Start of Dataset content
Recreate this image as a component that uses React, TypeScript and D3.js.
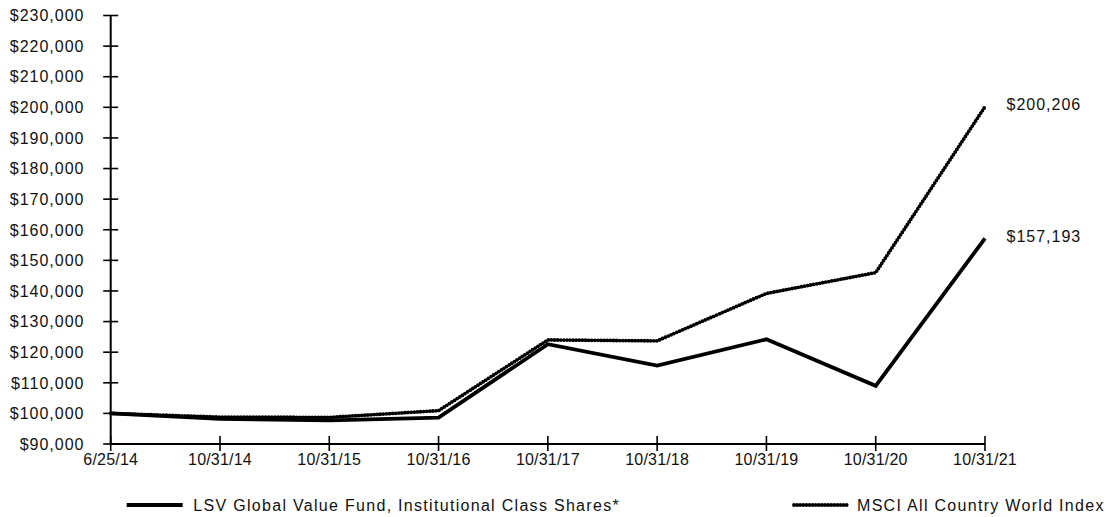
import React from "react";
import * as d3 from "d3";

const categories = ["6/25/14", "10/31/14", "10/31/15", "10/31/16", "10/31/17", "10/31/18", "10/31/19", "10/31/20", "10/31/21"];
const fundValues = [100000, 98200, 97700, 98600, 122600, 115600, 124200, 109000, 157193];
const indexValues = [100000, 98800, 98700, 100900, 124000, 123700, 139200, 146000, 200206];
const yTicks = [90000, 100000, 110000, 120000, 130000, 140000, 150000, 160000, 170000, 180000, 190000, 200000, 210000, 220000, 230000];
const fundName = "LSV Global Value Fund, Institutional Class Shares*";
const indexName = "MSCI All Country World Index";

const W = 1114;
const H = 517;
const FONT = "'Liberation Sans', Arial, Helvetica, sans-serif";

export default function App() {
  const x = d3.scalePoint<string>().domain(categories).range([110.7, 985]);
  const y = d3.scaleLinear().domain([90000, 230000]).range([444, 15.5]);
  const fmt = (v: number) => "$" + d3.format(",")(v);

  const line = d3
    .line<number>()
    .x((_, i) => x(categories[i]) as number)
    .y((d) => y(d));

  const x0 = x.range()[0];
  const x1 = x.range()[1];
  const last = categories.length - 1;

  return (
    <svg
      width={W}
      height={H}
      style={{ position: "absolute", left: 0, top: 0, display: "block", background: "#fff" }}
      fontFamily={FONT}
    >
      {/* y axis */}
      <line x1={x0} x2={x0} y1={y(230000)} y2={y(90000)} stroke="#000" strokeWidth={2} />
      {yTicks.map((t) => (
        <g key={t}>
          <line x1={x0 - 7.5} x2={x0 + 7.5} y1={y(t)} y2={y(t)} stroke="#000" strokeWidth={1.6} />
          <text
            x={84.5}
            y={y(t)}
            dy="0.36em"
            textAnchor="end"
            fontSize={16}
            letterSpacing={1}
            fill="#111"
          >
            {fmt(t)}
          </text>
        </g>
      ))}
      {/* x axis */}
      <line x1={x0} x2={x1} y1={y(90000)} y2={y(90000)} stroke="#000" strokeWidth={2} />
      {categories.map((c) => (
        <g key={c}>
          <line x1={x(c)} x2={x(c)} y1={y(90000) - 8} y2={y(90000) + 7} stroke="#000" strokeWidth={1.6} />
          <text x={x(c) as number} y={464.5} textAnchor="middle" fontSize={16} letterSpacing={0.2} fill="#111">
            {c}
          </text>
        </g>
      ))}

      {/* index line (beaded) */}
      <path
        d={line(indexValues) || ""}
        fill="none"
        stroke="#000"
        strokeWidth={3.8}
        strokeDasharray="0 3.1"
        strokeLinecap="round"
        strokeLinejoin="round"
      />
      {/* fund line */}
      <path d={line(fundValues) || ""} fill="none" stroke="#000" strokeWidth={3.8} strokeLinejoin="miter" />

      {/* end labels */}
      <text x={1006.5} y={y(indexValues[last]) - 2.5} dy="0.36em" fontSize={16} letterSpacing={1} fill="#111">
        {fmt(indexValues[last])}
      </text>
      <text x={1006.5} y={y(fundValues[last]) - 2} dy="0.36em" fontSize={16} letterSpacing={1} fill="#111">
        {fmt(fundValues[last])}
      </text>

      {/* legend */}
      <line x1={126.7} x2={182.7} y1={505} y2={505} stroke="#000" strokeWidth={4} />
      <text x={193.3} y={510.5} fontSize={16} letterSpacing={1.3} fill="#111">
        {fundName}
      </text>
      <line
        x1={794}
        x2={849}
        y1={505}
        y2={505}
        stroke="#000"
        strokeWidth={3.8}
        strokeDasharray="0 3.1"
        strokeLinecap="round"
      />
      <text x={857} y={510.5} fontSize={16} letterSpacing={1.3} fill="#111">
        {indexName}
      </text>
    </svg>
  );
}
End of Dataset content
Task objective: Repeat the material verbatim. Do not carry over any picture.

Final result:
Recreate this image as a component that uses React, TypeScript and D3.js.
import React from "react";
import * as d3 from "d3";

const categories = ["6/25/14", "10/31/14", "10/31/15", "10/31/16", "10/31/17", "10/31/18", "10/31/19", "10/31/20", "10/31/21"];
const fundValues = [100000, 98200, 97700, 98600, 122600, 115600, 124200, 109000, 157193];
const indexValues = [100000, 98800, 98700, 100900, 124000, 123700, 139200, 146000, 200206];
const yTicks = [90000, 100000, 110000, 120000, 130000, 140000, 150000, 160000, 170000, 180000, 190000, 200000, 210000, 220000, 230000];
const fundName = "LSV Global Value Fund, Institutional Class Shares*";
const indexName = "MSCI All Country World Index";

const W = 1114;
const H = 517;
const FONT = "'Liberation Sans', Arial, Helvetica, sans-serif";

export default function App() {
  const x = d3.scalePoint<string>().domain(categories).range([110.7, 985]);
  const y = d3.scaleLinear().domain([90000, 230000]).range([444, 15.5]);
  const fmt = (v: number) => "$" + d3.format(",")(v);

  const line = d3
    .line<number>()
    .x((_, i) => x(categories[i]) as number)
    .y((d) => y(d));

  const x0 = x.range()[0];
  const x1 = x.range()[1];
  const last = categories.length - 1;

  return (
    <svg
      width={W}
      height={H}
      style={{ position: "absolute", left: 0, top: 0, display: "block", background: "#fff" }}
      fontFamily={FONT}
    >
      {/* y axis */}
      <line x1={x0} x2={x0} y1={y(230000)} y2={y(90000)} stroke="#000" strokeWidth={2} />
      {yTicks.map((t) => (
        <g key={t}>
          <line x1={x0 - 7.5} x2={x0 + 7.5} y1={y(t)} y2={y(t)} stroke="#000" strokeWidth={1.6} />
          <text
            x={84.5}
            y={y(t)}
            dy="0.36em"
            textAnchor="end"
            fontSize={16}
            letterSpacing={1}
            fill="#111"
          >
            {fmt(t)}
          </text>
        </g>
      ))}
      {/* x axis */}
      <line x1={x0} x2={x1} y1={y(90000)} y2={y(90000)} stroke="#000" strokeWidth={2} />
      {categories.map((c) => (
        <g key={c}>
          <line x1={x(c)} x2={x(c)} y1={y(90000) - 8} y2={y(90000) + 7} stroke="#000" strokeWidth={1.6} />
          <text x={x(c) as number} y={464.5} textAnchor="middle" fontSize={16} letterSpacing={0.2} fill="#111">
            {c}
          </text>
        </g>
      ))}

      {/* index line (beaded) */}
      <path
        d={line(indexValues) || ""}
        fill="none"
        stroke="#000"
        strokeWidth={3.8}
        strokeDasharray="0 3.1"
        strokeLinecap="round"
        strokeLinejoin="round"
      />
      {/* fund line */}
      <path d={line(fundValues) || ""} fill="none" stroke="#000" strokeWidth={3.8} strokeLinejoin="miter" />

      {/* end labels */}
      <text x={1006.5} y={y(indexValues[last]) - 2.5} dy="0.36em" fontSize={16} letterSpacing={1} fill="#111">
        {fmt(indexValues[last])}
      </text>
      <text x={1006.5} y={y(fundValues[last]) - 2} dy="0.36em" fontSize={16} letterSpacing={1} fill="#111">
        {fmt(fundValues[last])}
      </text>

      {/* legend */}
      <line x1={126.7} x2={182.7} y1={505} y2={505} stroke="#000" strokeWidth={4} />
      <text x={193.3} y={510.5} fontSize={16} letterSpacing={1.3} fill="#111">
        {fundName}
      </text>
      <line
        x1={794}
        x2={849}
        y1={505}
        y2={505}
        stroke="#000"
        strokeWidth={3.8}
        strokeDasharray="0 3.1"
        strokeLinecap="round"
      />
      <text x={857} y={510.5} fontSize={16} letterSpacing={1.3} fill="#111">
        {indexName}
      </text>
    </svg>
  );
}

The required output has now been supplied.